When you go to the eBay Seller Information Center section about how to accept payments, there is no mention of any other payment service than PayPal, which as you likely know, is owned by eBay. This oh-so-close relationship is at the core of a lawsuit against the online auction site.
Plaintiffs in the lawsuit accuse eBay attempting to monopolize the online payment systems used on its site, and that it has “limited and banned competitors in an attempt to maintain its dominance in the online auction market.”
Earlier this week, a federal judge in the Northern California-based U.S. District Court, denied eBay’s request to have the lawsuit dismissed.
Among the evidence cited in the lawsuit is a claim that eBay pulled the plug on sellers’ ability to use Google Checkout — which charged less per transaction than PayPal — only three days after it became available to use on the site.
The plaintiffs also claim that a 2007 change in PayPal Buyer Protection effectively eliminated buyers’ protection for non-PayPal transactions. Thus, sellers were allegedly compelled to accept PayPal.

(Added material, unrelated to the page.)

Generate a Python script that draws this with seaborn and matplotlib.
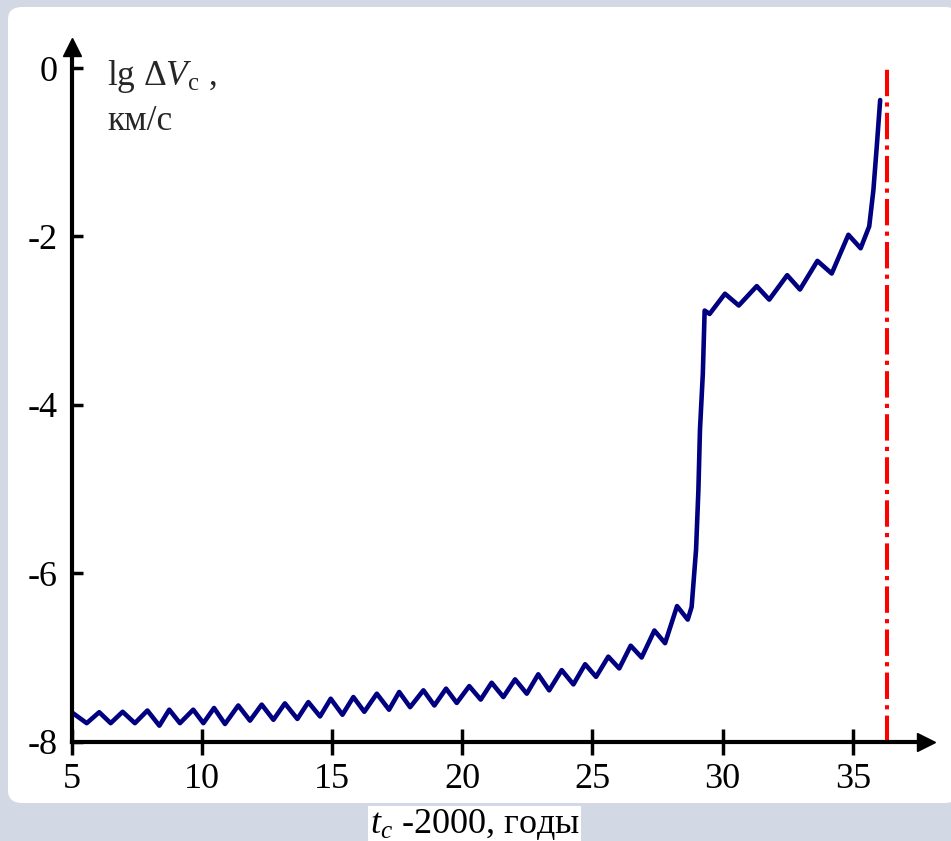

Back in January, the judge in the case had dismissed a portion of the plaintiffs’ case, saying it was too broad to allege that the eBay/PayPal union had a negative effect on the entire online payment market. However, he did allow the complaint to be amended to narrow that scope to the online auctions market.
By focusing in on this specific market, the judge ruled that the fact presented in the plaintiffs’ complaint “cross the line from possible to plausible.”
Explains the judge:
In light of the significantly narrowed definition of the tied product market, the Court concludes that the facts alleged are sufficient to show that the alleged tying arrangement would affect a non insubstantial amount of commerce in the market for on-line payment services for use in on-line auctions.
The class-action suit now inches toward a possible trial.
EBay Must Defend Claim It Monopolized Payments [CourthouseNews.com]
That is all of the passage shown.